# Written task
Return, without pictures, the lines from the start of the data through the one that contains "import plotly.graph_objects as go".

'''

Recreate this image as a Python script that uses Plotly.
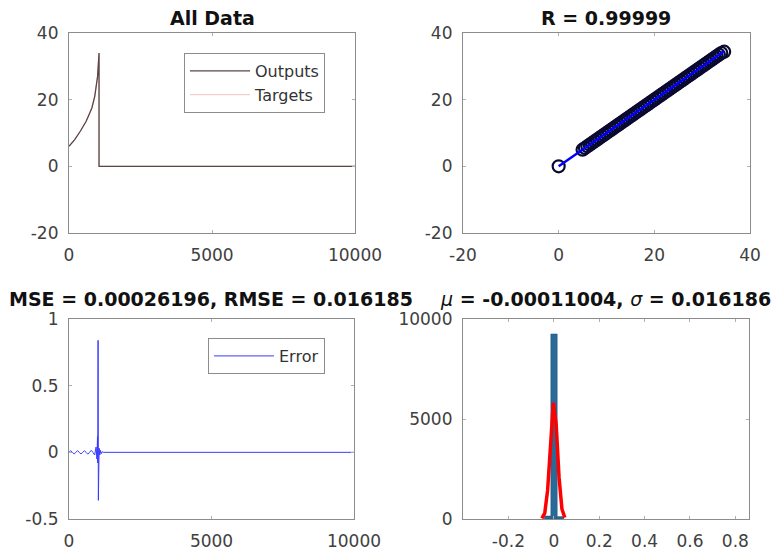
import plotly.graph_objects as go

# ---------------- data ----------------
# Panel 1: All Data (outputs vs targets over sample index)
sample_idx = [0, 200, 400, 600, 800, 900, 1000, 1050, 1050, 10000]
outputs_all = [6.0, 8.0, 10.6, 13.5, 17.5, 21.0, 27.0, 34.0, 0.0, 0.0]
targets_all = [6.0, 8.0, 10.6, 13.5, 17.5, 21.0, 27.0, 34.0, 0.0, 0.0]

# Panel 2: regression (targets vs outputs)
reg_targets = [0, 5.0, 5.5, 6.0, 6.5, 7.0, 7.5, 8.0, 8.5, 9.0, 9.5, 10.0, 10.5, 11.0,
               11.5, 12.0, 12.5, 13.0, 13.5, 14.0, 14.5, 15.0, 15.5, 16.0, 16.5, 17.0,
               17.5, 18.0, 18.5, 19.0, 19.5, 20.0, 20.5, 21.0, 21.5, 22.0, 22.5, 23.0,
               23.5, 24.0, 24.5, 25.0, 25.5, 26.0, 26.5, 27.0, 27.5, 28.0, 28.5, 29.0,
               29.5, 30.0, 30.5, 31.0, 31.5, 32.0, 32.5, 33.0, 33.5, 34.0, 34.6]
reg_outputs = [0, 5.0, 5.5, 6.0, 6.5, 7.0, 7.5, 8.0, 8.5, 9.0, 9.5, 10.0, 10.5, 11.0,
               11.5, 12.0, 12.5, 13.0, 13.5, 14.0, 14.5, 15.0, 15.5, 16.0, 16.5, 17.0,
               17.5, 18.0, 18.5, 19.0, 19.5, 20.0, 20.5, 21.0, 21.5, 22.0, 22.5, 23.0,
               23.5, 24.0, 24.5, 25.0, 25.5, 26.0, 26.5, 27.0, 27.5, 28.0, 28.5, 29.0,
               29.5, 30.0, 30.5, 31.0, 31.5, 32.0, 32.5, 33.0, 33.5, 34.0, 34.4]
fit_x = [0.0, 34.6]
fit_y = [0.0, 34.5]

# Panel 3: error over sample index
err_idx = [0, 60, 120, 180, 240, 300, 360, 420, 480, 540, 600, 660, 720, 780, 840,
           900, 950, 980, 1000, 1010, 1020, 1030, 1040, 1050, 1060, 1080, 1100,
           1130, 1160, 1200, 10000]
err_val = [0.0, 0.012, 0.0, -0.012, 0.0, 0.012, 0.0, -0.012, 0.0, 0.012, 0.0, -0.014,
           0.0, 0.015, 0.0, -0.02, 0.04, -0.05, 0.12, -0.08, 0.84, -0.36, 0.06, -0.06,
           0.03, -0.02, 0.015, -0.01, 0.005, 0.0, 0.0]

# Panel 4: error histogram + normal fit
hist_centers = [-0.027, 0.001, 0.029]
hist_counts = [150, 9250, 120]
hist_width = [0.028, 0.028, 0.028]
fit_curve_x = [-0.0525, -0.0398, -0.0272, -0.0146, -0.0020, 0.0106, 0.0232, 0.0358, 0.0484]
fit_curve_y = [30, 290, 1440, 3920, 5810, 4700, 2080, 500, 70]

# tick labels
ticks_idx = [0, 5000, 10000]
ticks_idx_text = ["0", "5000", "10000"]
ticks_20 = [-20, 0, 20, 40]
ticks_20_text = ["-20", "0", "20", "40"]
ticks_err = [-0.5, 0, 0.5, 1]
ticks_err_text = ["-0.5", "0", "0.5", "1"]
ticks_hist_x = [-0.2, 0, 0.2, 0.4, 0.6, 0.8]
ticks_hist_x_text = ["-0.2", "0", "0.2", "0.4", "0.6", "0.8"]

# ---------------- figure ----------------
W, H = 773, 550
fig = go.Figure()

fig.add_trace(go.Scatter(x=sample_idx, y=targets_all, mode="lines", name="Targets",
                         line=dict(color="#f0c4c4", width=1), xaxis="x", yaxis="y",
                         legend="legend"))
fig.add_trace(go.Scatter(x=sample_idx, y=outputs_all, mode="lines", name="Outputs",
                         line=dict(color="#5a4444", width=1.3), xaxis="x", yaxis="y",
                         legend="legend"))

fig.add_trace(go.Scatter(x=reg_targets, y=reg_outputs, mode="markers", name="Data",
                         marker=dict(symbol="circle-open", size=12, color="#0a0a30",
                                     line=dict(width=2.2)),
                         xaxis="x2", yaxis="y2", showlegend=False))
fig.add_trace(go.Scatter(x=fit_x, y=fit_y, mode="lines", name="Fit",
                         line=dict(color="#0000ff", width=2.5),
                         xaxis="x2", yaxis="y2", showlegend=False))

fig.add_trace(go.Scatter(x=err_idx, y=err_val, mode="lines", name="Error",
                         line=dict(color="#3a3aff", width=1), xaxis="x3", yaxis="y3",
                         legend="legend2"))

fig.add_trace(go.Bar(x=hist_centers, y=hist_counts, width=hist_width, name="Histogram",
                     marker=dict(color="#2a6a99", line=dict(color="#1d4f75", width=0.5)),
                     xaxis="x4", yaxis="y4", showlegend=False))
fig.add_trace(go.Scatter(x=fit_curve_x, y=fit_curve_y, mode="lines", name="Normal fit",
                         line=dict(color="#ff0000", width=3.5),
                         xaxis="x4", yaxis="y4", showlegend=False))

def px_x(a, b):
    return [a / W, b / W]

def px_y(top, bottom):
    return [1 - bottom / H, 1 - top / H]

tick_font = dict(family="DejaVu Sans", size=17, color="#404040")
axis_common = dict(showline=True, linecolor="#8c8c8c", linewidth=1.2, mirror="ticks",
                   ticks="inside", ticklen=3, tickcolor="#b0b0b0", showgrid=False,
                   zeroline=False, tickfont=tick_font, ticklabelstandoff=6,
                   automargin=False)

fig.update_layout(
    width=W, height=H,
    margin=dict(l=0, r=0, t=0, b=0, autoexpand=False),
    paper_bgcolor="white", plot_bgcolor="white",
    showlegend=True,
    xaxis=dict(domain=px_x(69, 355), range=[0, 10000], tickvals=ticks_idx,
               ticktext=ticks_idx_text, anchor="y", **axis_common),
    yaxis=dict(domain=px_y(33, 233), range=[-20, 40], tickvals=ticks_20,
               ticktext=ticks_20_text, anchor="x", **axis_common),
    xaxis2=dict(domain=px_x(463, 750), range=[-20, 40], tickvals=ticks_20,
                ticktext=ticks_20_text, anchor="y2", **axis_common),
    yaxis2=dict(domain=px_y(33, 233), range=[-20, 40], tickvals=ticks_20,
                ticktext=ticks_20_text, anchor="x2", **axis_common),
    xaxis3=dict(domain=px_x(69, 354), range=[0, 10000], tickvals=ticks_idx,
                ticktext=ticks_idx_text, anchor="y3", **axis_common),
    yaxis3=dict(domain=px_y(319, 519), range=[-0.5, 1], tickvals=ticks_err,
                ticktext=ticks_err_text, anchor="x3", **axis_common),
    xaxis4=dict(domain=px_x(463, 749), range=[-0.40, 0.86], tickvals=ticks_hist_x,
                ticktext=ticks_hist_x_text, anchor="y4", **axis_common),
    yaxis4=dict(domain=px_y(319, 519), range=[0, 10000], tickvals=ticks_idx,
                ticktext=ticks_idx_text, anchor="x4", **axis_common),
    legend=dict(x=184 / W, y=1 - 53 / H, xanchor="left", yanchor="top",
                bgcolor="white", bordercolor="#8c8c8c", borderwidth=1,
                font=dict(family="DejaVu Sans", size=16, color="#333333"),
                traceorder="reversed", itemwidth=60),
    legend2=dict(x=208 / W, y=1 - 338 / H, xanchor="left", yanchor="top",
                 bgcolor="white", bordercolor="#8c8c8c", borderwidth=1,
                 font=dict(family="DejaVu Sans", size=16, color="#333333"),
                 itemwidth=60),
)

title_font = dict(family="DejaVu Sans", size=19, color="#111111")
titles = [
    ("<b>All Data</b>", 212, 18),
    ("<b>R = 0.99999</b>", 606, 18),
    ("<b>MSE = 0.00026196, RMSE = 0.016185</b>", 211, 299),
    ("<i>μ</i><b> = -0.00011004, </b><i>σ</i><b> = 0.016186</b>", 605, 299),
]
for text, cx, cy in titles:
    fig.add_annotation(text=text, x=cx / W, y=1 - cy / H, xref="paper", yref="paper",
                       showarrow=False, xanchor="center", yanchor="middle",
                       font=title_font)

fig.write_html("out.html", config={"displayModeBar": False},
               post_script="document.body.style.margin='0';")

'''

# Task answer
Recreate this image as a Python script that uses Plotly.
import plotly.graph_objects as go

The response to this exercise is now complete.